(OBJECTIVE):
Give again exactly the lines that run from the start of the records to the line holding "const tickSuffix = '⍰';", both ends counted. Do not include the pictures.

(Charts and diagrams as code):

# # # # #

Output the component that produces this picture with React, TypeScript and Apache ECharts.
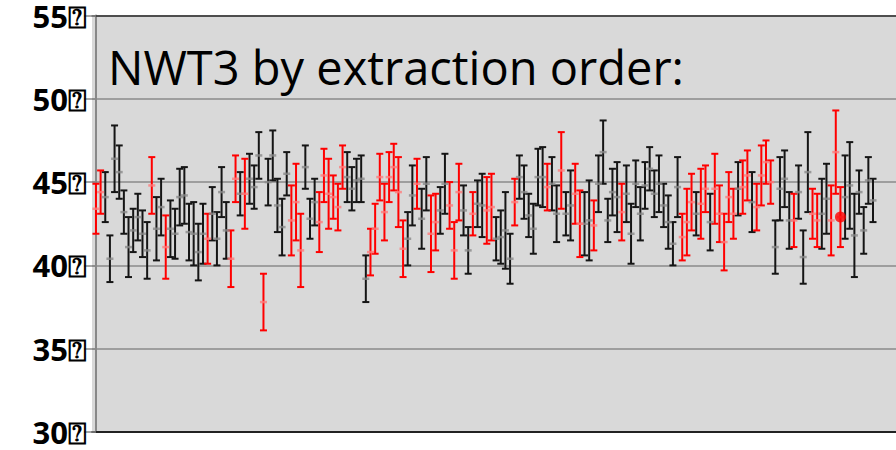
import React, { useEffect, useRef } from 'react';
import * as echarts from 'echarts';

const chartTitle = 'NWT3 by extraction order:';
const yTicks = [30, 35, 40, 45, 50, 55];
const tickSuffix = '⍰';

// measured value per sample (extraction order)
const values = [
  43.4, 44.4, 44.1, 40.4, 46.4, 45.6, 43.2, 41.1, 42.1, 42.9,
  41.9, 40.9, 44.8, 42.2, 43.5, 41.1, 42.2, 41.9, 44.1, 44.2,
  42.0, 41.9, 40.8, 41.9, 41.6, 43.1, 41.6, 44.4, 42.1, 40.4,
  45.2, 44.3, 44.3, 45.2, 44.7, 46.6, 37.8, 45.0, 46.6, 43.6,
  42.3, 45.5, 42.7, 43.8, 40.9, 45.9, 42.8, 43.8, 42.6, 45.4,
  44.3, 44.1, 43.5, 45.9, 45.3, 44.6, 45.1, 45.2, 39.2, 40.8,
  42.2, 45.3, 43.2, 45.3, 45.9, 44.4, 41.0, 41.6, 44.2, 44.9,
  42.8, 44.9, 41.9, 42.6, 43.3, 44.9, 43.6, 40.9, 44.4, 43.3,
  40.9, 43.1, 43.7, 43.6, 43.3, 43.5, 41.6, 41.7, 42.1, 40.4,
  43.8, 45.3, 44.4, 43.0, 42.2, 45.3, 45.3, 44.7, 44.9, 43.1,
  45.7, 43.1, 43.6, 44.3, 42.5, 42.5, 42.7, 42.4, 44.9, 46.8,
  42.7, 44.4, 44.1, 43.2, 44.3, 41.9, 44.9, 43.1, 44.8, 45.8,
  44.3, 44.9, 43.6, 42.6, 41.3, 44.7, 41.7, 42.6, 43.8, 43.1,
  43.7, 44.6, 42.6, 44.6, 43.1, 41.4, 44.1, 43.1, 44.6, 44.7,
  45.4, 43.8, 43.5, 45.4, 46.2, 45.0, 41.1, 44.6, 45.2, 42.7,
  42.7, 44.4, 40.5, 45.6, 43.1, 42.7, 43.1, 44.0, 42.7, 46.8,
  42.9, 44.1, 44.8, 41.8, 44.4, 42.1, 45.1, 43.9,
];

// error (half-length of the bar)
const errors = [
  1.5, 1.3, 1.5, 1.4, 2.0, 1.6, 1.3, 1.8, 1.3, 1.4,
  1.4, 1.7, 1.7, 1.9, 1.7, 1.9, 1.7, 1.5, 1.7, 1.7,
  1.7, 1.9, 1.7, 1.8, 1.5, 1.6, 1.6, 1.5, 1.7, 1.7,
  1.4, 1.3, 2.1, 1.5, 1.3, 1.4, 1.7, 1.4, 1.5, 1.6,
  1.7, 1.3, 2.1, 2.3, 2.2, 1.3, 1.2, 1.4, 1.8, 1.6,
  2.1, 1.3, 1.4, 1.3, 1.5, 1.3, 1.3, 1.4, 1.4, 1.4,
  1.5, 1.4, 1.7, 1.5, 1.4, 2.1, 1.7, 1.6, 1.8, 1.5,
  1.8, 1.6, 2.3, 1.7, 1.4, 1.8, 1.4, 1.7, 1.7, 1.5,
  1.4, 1.3, 1.4, 1.9, 2.0, 2.0, 1.3, 1.6, 2.3, 1.5,
  1.4, 1.3, 1.6, 1.3, 1.5, 1.7, 1.8, 1.4, 1.6, 1.7,
  2.3, 1.3, 2.1, 1.8, 2.0, 1.9, 2.4, 1.5, 1.7, 1.9,
  1.3, 1.4, 2.1, 1.7, 1.7, 1.8, 1.4, 1.6, 1.4, 1.3,
  1.4, 1.7, 1.3, 1.6, 1.3, 1.8, 1.4, 2.0, 1.7, 1.3,
  2.1, 1.4, 1.7, 2.1, 1.7, 1.7, 1.5, 1.5, 1.6, 1.6,
  1.5, 1.8, 1.4, 1.8, 1.3, 1.3, 1.6, 1.9, 1.7, 1.7,
  1.6, 1.6, 1.6, 2.4, 1.5, 1.6, 2.1, 2.1, 2.1, 2.5,
  1.8, 2.5, 2.6, 2.5, 1.3, 1.4, 1.4, 1.3,
];

// group of each sample: r = red, k = black
const groups = [
  'r','r','k','k','k','k','k','k','k','k',
  'k','k','r','k','k','r','k','k','k','k',
  'k','k','k','k','r','k','k','k','k','r',
  'r','k','r','k','k','k','r','k','k','k',
  'k','k','r','r','r','k','k','k','r','r',
  'r','r','r','r','k','k','k','k','k','r',
  'r','r','r','r','r','r','r','k','k','r',
  'k','k','r','r','k','k','r','r','r','k',
  'k','r','k','k','r','r','k','k','k','k',
  'r','k','k','k','k','k','k','r','k','k',
  'r','k','k','r','r','k','k','r','k','k',
  'k','k','k','r','k','k','k','k','k','k',
  'k','k','k','k','k','k','r','r','r','k',
  'r','r','k','r','r','r','r','r','k','r',
  'r','k','r','r','r','r','k','k','k','k',
  'r','k','k','k','r','r','k','k','r','r',
  'r','k','k','k','k','k','k','k',
];

const highlighted = [160];

const RED = '#ff0000';
const BLACK = '#151515';

function buildRows(g: string) {
  const rows: number[][] = [];
  values.forEach((v, i) => {
    if (groups[i] === g) rows.push([i, v, v - errors[i], v + errors[i]]);
  });
  return rows;
}

function makeRender(color: string) {
  return (params: any, api: any) => {
    const x = api.value(0);
    const top = api.coord([x, api.value(3)]);
    const bot = api.coord([x, api.value(2)]);
    const hw = 3.5;
    const style = { stroke: color, lineWidth: 2 };
    return {
      type: 'group',
      children: [
        { type: 'line', shape: { x1: top[0], y1: top[1], x2: bot[0], y2: bot[1] }, style },
        { type: 'line', shape: { x1: top[0] - hw, y1: top[1], x2: top[0] + hw, y2: top[1] }, style },
        { type: 'line', shape: { x1: bot[0] - hw, y1: bot[1], x2: bot[0] + hw, y2: bot[1] }, style },
      ],
    };
  };
}

export default function App() {
  const ref = useRef<HTMLDivElement>(null);
  useEffect(() => {
    if (!ref.current) return;
    const chart = echarts.init(ref.current, null, { renderer: 'svg' });
    const redRows = buildRows('r');
    const blackRows = buildRows('k');
    const step = 4.653;
    const xMin = -0.85;
    const xMax = xMin + 804 / step;
    chart.setOption({
      animation: false,
      backgroundColor: '#ffffff',
      title: {
        text: chartTitle,
        left: 103,
        top: 38,
        textStyle: { fontFamily: 'Open Sans', fontSize: 47, fontWeight: 'normal', color: '#000' },
      },
      grid: {
        left: 92, right: 0, top: 14, bottom: 18,
        show: true, backgroundColor: '#d9d9d9', borderWidth: 0,
      },
      xAxis: [
        {
          type: 'value', min: xMin, max: xMax, position: 'bottom',
          axisLine: { show: true, lineStyle: { color: '#222', width: 2 } },
          axisTick: { show: false }, axisLabel: { show: false }, splitLine: { show: false },
        },
        {
          type: 'value', min: xMin, max: xMax, position: 'top',
          axisLine: { show: true, lineStyle: { color: '#333', width: 1.5 } },
          axisTick: { show: false }, axisLabel: { show: false }, splitLine: { show: false },
        },
      ],
      yAxis: {
        type: 'value', min: yTicks[0], max: yTicks[yTicks.length - 1], interval: 5,
        axisLine: { show: true, lineStyle: { color: '#888', width: 2 } },
        axisTick: { show: true, length: 12, lineStyle: { color: '#888', width: 1.5 } },
        splitLine: { show: true, lineStyle: { color: '#8a8a8a', width: 1.5 } },
        axisLabel: {
          formatter: (v: number) => `${v}${tickSuffix}`,
          fontFamily: 'Open Sans', fontWeight: 'bold', fontSize: 31, color: '#000',
          lineHeight: 24, margin: 5, padding: [4, 0, 0, 0],
        },
      },
      series: [
        {
          type: 'custom', renderItem: makeRender(BLACK), data: blackRows,
          encode: { x: 0, y: [1, 2, 3] }, z: 2,
        },
        {
          type: 'custom', renderItem: makeRender(RED), data: redRows,
          encode: { x: 0, y: [1, 2, 3] }, z: 2,
        },
        {
          type: 'scatter', data: blackRows.map(r => [r[0], r[1]]),
          symbol: 'rect', symbolSize: [7, 2.5],
          itemStyle: { color: '#8a8a8a' }, z: 3,
        },
        {
          type: 'scatter', data: redRows.map(r => [r[0], r[1]]),
          symbol: 'rect', symbolSize: [7, 2.5],
          itemStyle: { color: '#ff7a7a' }, z: 3,
        },
        {
          type: 'scatter', data: highlighted.map(i => [i, values[i]]),
          symbol: 'circle', symbolSize: 11,
          itemStyle: { color: RED }, z: 4,
        },
      ],
    });
    return () => chart.dispose();
  }, []);
  return <div ref={ref} style={{ position: 'fixed', left: 0, top: 0, width: 896, height: 450 }} />;
}
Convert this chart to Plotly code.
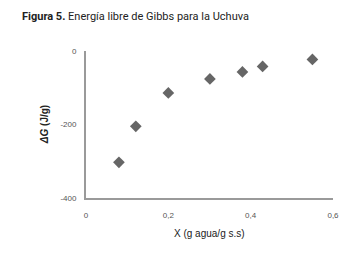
import plotly.graph_objects as go

x_vals = [0.080, 0.121, 0.200, 0.301, 0.380, 0.429, 0.550]
dg_vals = [-303, -205, -114, -76, -57, -42, -23]
x_ticks = [0, 0.2, 0.4, 0.6]
x_tick_labels = ["0", "0,2", "0,4", "0,6"]
y_ticks = [0, -200, -400]
y_tick_labels = ["0", "-200", "-400"]

fig = go.Figure()
fig.add_trace(go.Scatter(
    x=x_vals, y=dg_vals, mode="markers",
    marker=dict(symbol="diamond", size=9, color="#666666"),
    showlegend=False, cliponaxis=False,
))

axis_common = dict(showgrid=False, zeroline=False, showline=True,
                   linecolor="#9a9a9a", linewidth=2, ticks="", ticklen=0,
                   tickfont=dict(family="Liberation Sans, Arial, sans-serif", size=8, color="#555555"))

# the page body has an 8px default margin, so the figure is sized/offset to compensate
fig.update_layout(
    width=356, height=248,
    margin=dict(l=78, r=31, t=43, b=58),
    paper_bgcolor="white", plot_bgcolor="white",
    xaxis=dict(range=[0, 0.6], tickvals=x_ticks, ticktext=x_tick_labels, **axis_common),
    yaxis=dict(range=[-400, 0], tickvals=y_ticks, ticktext=y_tick_labels, **axis_common),
    annotations=[
        dict(text="<b>Figura 5.</b> Energía libre de Gibbs para la Uchuva",
             xref="paper", yref="paper", x=-0.267, y=1.238, xanchor="left", yanchor="middle",
             showarrow=False,
             font=dict(family="Liberation Sans Narrow, Arial Narrow, Roboto, sans-serif", size=11, color="#222222")),
        dict(text="X (g agua/g s.s)", xref="paper", yref="paper", x=0.5, y=-0.24,
             xanchor="center", yanchor="middle", showarrow=False,
             font=dict(family="Liberation Sans, Arial, sans-serif", size=10, color="#222222")),
        dict(text="<b><i>ΔG</i> (J/g)</b>", xref="paper", yref="paper", x=-0.165, y=0.497,
             xanchor="center", yanchor="middle", showarrow=False, textangle=-90,
             font=dict(family="Liberation Sans, Arial, sans-serif", size=10, color="#222222")),
    ],
)
fig.update_xaxes(ticklabelstandoff=8)
fig.update_yaxes(ticklabelstandoff=6)

fig.write_html("out.html")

# # # # #

(RESPONSE TO THE TASK):
Output the component that produces this picture with React, TypeScript and Apache ECharts.
import React, { useEffect, useRef } from 'react';
import * as echarts from 'echarts';

const chartTitle = 'NWT3 by extraction order:';
const yTicks = [30, 35, 40, 45, 50, 55];
const tickSuffix = '⍰';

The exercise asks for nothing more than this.